We followed a route from Newburn along the north bank of the River Tyne to Wylam. After passing through the village we crossed the river at Hagg Bank Bridge. We then returned along the south bank of the river to Newburn Bridge, where we crossed and returned to the country park.
So, this is a walk in two counties, Northumberland and Tyne + Wear.
Distance - Approx. 8.5 miles.
Parking - Newburn Country Park.
Toilets - Newburn Country Park and Wylam Village.
1) From the car park and visitor centre we walked to the footpath which passes the children's playground and turns right along the north bank of the River Tyne.
A slipway for boat and canoe launching is on the left here.
2) We followed the path across a large open area with picnic tables which is very colourful in the Autumn. Across the river, the steeple of a church in Ryton can be seen above the trees.
3) After leaving the picnic area we followed the path, which is very close to the river until we reached a junction.
On this occasion we continued straight on along the riverside footpath. However on other occasions we have turned right and followed the path to the old railway to Wylam.
4) We continued along this path which clings to the riverbank in places, through overhanging trees. The path is now in Northumberland.
5) After a short distance the path emerged into open fields which it runs alongside.
From here there are good views to Heddon-on-the-Wall which can be seen on the horizon to the right.
6) after passing the fields the path once again entered a woodland area. At this point we turned right and walked up to the old railway line mentioned earlier.
7) A short distance along the trackbed which is now a footpath and cycle way we reached Stephensons Cottage. This was the home of the famous railway engineer George Stephenson and is open to the public at certain times.
8) Continuing along the railway we reached the site of Wylam North Station, now a car park.
From here we could have continued along the track to Hagg Bank Bridge, but walked left towards the village instead.
9) We walked up through the village as far as the Ship Inn where we turned left into a car park and toilets.
10) We followed the path through the park and turned right at the exit, back down to the railway and on to Hagg Bank Bridge.
11) At Hagg Bank Bridge an information board outlines the history of the railway and the bridge itself.
We crossed the bridge, stopping to admire the views along the River Tyne in both directions.
12) On the other side of the bridge we followed the path up to some houses and turned left over a bridge crossing the Newcastle to Carlisle Railway near to the junction with the old railway from Hagg Bank Bridge.

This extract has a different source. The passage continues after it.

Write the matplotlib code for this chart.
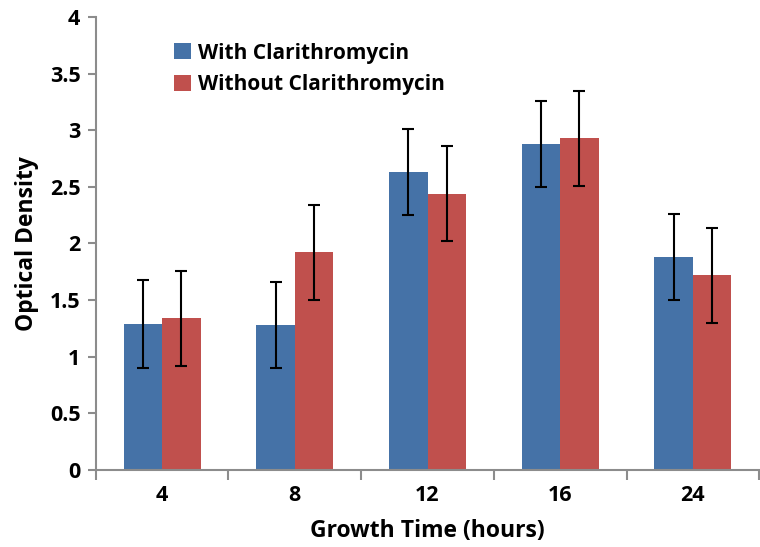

13) From here we followed the road uphill and turned left at the next junction towards Wylam.
14) We followed this road which has fine views across the river to Wylam and back to Hagg Bank Bridge.
15) After a while we reached houses and followed the road downhill, turning left at a junction towards Wylam Station.

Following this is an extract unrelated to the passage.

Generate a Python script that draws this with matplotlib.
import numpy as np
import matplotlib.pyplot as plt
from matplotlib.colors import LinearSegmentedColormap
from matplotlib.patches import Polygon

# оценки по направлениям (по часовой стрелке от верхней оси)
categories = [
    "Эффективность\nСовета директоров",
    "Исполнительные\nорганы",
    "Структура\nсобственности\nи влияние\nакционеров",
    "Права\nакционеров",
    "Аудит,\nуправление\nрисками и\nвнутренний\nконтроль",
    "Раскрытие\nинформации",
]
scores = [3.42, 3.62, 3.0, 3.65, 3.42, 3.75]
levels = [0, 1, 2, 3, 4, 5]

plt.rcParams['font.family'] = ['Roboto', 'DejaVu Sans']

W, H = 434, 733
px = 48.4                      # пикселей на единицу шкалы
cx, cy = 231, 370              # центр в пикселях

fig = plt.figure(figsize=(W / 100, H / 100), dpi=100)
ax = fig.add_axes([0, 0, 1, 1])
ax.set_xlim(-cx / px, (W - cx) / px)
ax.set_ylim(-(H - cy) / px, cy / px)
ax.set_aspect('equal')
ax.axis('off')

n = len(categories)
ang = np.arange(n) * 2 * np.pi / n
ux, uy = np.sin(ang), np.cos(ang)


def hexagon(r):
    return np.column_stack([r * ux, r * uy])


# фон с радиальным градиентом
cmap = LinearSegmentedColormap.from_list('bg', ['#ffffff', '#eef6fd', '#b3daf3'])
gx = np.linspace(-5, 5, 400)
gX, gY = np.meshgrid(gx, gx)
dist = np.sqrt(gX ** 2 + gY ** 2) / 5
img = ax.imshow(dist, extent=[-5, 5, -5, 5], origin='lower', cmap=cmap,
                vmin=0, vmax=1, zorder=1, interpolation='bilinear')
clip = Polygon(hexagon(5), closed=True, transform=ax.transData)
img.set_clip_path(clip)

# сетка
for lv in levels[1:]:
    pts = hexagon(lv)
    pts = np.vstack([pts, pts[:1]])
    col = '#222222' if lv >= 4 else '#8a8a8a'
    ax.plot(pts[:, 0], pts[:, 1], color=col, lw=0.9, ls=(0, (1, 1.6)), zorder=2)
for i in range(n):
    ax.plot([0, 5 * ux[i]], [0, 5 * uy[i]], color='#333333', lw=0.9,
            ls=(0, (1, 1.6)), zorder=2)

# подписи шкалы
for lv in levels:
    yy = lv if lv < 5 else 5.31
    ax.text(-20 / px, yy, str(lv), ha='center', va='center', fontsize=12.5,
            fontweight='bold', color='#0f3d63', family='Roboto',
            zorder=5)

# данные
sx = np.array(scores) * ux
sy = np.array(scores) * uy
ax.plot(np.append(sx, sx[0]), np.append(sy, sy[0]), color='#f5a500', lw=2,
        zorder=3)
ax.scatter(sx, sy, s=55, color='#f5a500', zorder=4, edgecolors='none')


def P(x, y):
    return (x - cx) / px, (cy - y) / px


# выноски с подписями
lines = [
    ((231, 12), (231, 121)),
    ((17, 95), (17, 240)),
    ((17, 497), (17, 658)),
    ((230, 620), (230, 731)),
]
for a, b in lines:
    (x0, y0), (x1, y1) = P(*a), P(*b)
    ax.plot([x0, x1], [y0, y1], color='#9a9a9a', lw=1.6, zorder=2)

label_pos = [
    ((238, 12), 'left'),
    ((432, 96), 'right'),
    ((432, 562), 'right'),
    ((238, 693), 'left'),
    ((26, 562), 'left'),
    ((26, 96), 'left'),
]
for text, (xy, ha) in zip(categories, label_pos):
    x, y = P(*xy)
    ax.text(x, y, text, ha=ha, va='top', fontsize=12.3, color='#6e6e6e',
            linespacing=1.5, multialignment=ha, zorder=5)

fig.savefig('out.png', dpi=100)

16) At the station we crossed using the footbridge as it gives great views of the railway and the road bridge across the River Tyne.

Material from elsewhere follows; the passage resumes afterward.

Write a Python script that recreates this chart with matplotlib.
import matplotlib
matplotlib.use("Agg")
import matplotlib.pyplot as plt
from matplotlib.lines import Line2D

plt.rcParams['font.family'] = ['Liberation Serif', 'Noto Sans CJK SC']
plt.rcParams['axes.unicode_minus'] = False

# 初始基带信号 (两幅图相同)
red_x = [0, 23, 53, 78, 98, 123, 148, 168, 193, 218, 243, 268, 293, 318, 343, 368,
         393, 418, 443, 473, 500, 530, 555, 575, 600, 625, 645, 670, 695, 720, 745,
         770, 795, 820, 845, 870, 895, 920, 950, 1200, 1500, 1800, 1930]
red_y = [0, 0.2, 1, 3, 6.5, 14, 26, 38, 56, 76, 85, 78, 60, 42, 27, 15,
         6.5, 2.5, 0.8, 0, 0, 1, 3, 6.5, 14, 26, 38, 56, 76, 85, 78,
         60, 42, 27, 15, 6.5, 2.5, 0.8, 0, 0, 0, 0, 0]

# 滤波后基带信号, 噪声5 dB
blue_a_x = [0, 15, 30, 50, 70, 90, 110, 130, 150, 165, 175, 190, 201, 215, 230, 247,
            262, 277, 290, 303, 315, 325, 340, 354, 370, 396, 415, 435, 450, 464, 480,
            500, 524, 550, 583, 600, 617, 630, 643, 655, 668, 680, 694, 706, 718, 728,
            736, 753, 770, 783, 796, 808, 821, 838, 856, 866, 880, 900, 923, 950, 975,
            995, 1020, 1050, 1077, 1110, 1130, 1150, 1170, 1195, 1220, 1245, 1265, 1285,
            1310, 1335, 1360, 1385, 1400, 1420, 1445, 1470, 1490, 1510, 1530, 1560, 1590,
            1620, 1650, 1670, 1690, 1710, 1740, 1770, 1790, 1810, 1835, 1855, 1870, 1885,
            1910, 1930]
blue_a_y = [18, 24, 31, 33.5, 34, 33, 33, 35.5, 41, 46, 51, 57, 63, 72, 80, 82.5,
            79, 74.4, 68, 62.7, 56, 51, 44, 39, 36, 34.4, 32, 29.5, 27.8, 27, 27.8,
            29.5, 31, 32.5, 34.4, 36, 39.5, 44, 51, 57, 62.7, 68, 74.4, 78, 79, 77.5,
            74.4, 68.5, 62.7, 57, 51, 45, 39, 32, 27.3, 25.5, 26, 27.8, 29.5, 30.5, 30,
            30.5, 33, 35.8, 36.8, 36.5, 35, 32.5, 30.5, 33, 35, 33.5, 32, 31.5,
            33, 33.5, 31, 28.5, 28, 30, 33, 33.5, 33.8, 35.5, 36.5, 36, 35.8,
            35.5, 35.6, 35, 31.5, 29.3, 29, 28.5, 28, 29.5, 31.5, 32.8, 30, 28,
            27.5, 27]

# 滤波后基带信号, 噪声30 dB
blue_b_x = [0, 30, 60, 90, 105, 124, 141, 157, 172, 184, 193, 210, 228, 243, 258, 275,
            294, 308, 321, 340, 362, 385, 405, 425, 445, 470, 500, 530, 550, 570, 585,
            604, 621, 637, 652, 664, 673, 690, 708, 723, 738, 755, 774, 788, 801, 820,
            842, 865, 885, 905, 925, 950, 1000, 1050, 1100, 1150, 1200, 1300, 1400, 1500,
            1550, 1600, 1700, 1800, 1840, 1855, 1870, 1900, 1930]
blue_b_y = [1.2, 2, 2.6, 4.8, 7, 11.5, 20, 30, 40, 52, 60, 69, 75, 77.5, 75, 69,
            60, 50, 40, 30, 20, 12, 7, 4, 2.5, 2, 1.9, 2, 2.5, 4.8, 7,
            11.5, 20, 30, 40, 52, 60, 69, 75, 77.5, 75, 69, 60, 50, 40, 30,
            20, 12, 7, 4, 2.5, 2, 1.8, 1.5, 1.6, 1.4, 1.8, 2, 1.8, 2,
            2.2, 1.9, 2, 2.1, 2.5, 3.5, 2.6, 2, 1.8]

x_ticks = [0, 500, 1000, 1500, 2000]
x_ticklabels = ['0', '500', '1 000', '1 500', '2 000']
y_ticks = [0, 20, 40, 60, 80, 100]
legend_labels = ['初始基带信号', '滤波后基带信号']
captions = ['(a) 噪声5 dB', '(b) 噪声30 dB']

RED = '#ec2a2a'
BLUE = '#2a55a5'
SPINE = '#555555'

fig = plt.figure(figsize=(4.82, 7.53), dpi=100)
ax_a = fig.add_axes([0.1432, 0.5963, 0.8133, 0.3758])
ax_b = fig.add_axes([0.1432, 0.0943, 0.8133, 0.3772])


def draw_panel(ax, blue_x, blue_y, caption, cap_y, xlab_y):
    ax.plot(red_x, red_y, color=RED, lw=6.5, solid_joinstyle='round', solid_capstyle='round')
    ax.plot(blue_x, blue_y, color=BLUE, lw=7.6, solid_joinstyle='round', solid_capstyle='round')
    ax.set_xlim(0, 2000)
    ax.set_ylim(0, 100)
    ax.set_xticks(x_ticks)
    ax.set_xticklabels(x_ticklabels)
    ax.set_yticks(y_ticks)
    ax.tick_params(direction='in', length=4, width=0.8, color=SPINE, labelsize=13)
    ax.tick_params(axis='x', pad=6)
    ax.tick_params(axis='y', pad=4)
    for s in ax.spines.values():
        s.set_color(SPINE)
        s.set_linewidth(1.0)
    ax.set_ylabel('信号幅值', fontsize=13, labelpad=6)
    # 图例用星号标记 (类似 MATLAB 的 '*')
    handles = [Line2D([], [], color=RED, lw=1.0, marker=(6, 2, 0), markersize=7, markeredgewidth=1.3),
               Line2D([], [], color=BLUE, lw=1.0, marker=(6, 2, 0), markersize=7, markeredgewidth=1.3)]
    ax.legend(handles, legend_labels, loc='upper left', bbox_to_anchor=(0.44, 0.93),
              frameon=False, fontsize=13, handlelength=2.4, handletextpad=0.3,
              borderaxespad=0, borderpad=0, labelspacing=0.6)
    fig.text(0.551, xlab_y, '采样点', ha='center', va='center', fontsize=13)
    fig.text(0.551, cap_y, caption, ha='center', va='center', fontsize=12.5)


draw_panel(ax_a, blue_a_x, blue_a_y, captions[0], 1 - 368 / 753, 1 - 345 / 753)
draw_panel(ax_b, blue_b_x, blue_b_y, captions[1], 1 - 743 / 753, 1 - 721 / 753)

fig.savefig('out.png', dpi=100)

17) We made a detour here onto the road bridge to take photos of the River Tyne and enjoy the view. Someone below us was enjoying the fishing in the river and we have also seen Herons here doing the same.
18) From the road bridge we returned to the station car park. At the far end we passed through a gate onto a path which runs alongside the railway.
19) We soon reached Ryton Golf Course where the path follows a route between the course and the River Tyne.
20) At the end of the golf course we passed through a wooded area beside the railway and close to Ryton.
21) From here the path emerges onto open ground and as we walked along we were passed our starting point on the other side of the River Tyne.
22) We soon reached Newburn Bridge where an information board told the story of The Battle of Newburn Ford. This battle took place in 1640 between Scots and English armies. The Scots were victorious and went on to occupy Newcastle.
23) We crossed this narrow bridge across the River Tyne which also provides great views along the river, where rowing clubs were active.
24) On the north side of the bridge we turned left towards a pub called The Boathouse. From here the path runs alongside the river once again.
25) We soon passed by the giant pylons and reached the car park and visitor centre at the end of a very nice walk in two counties.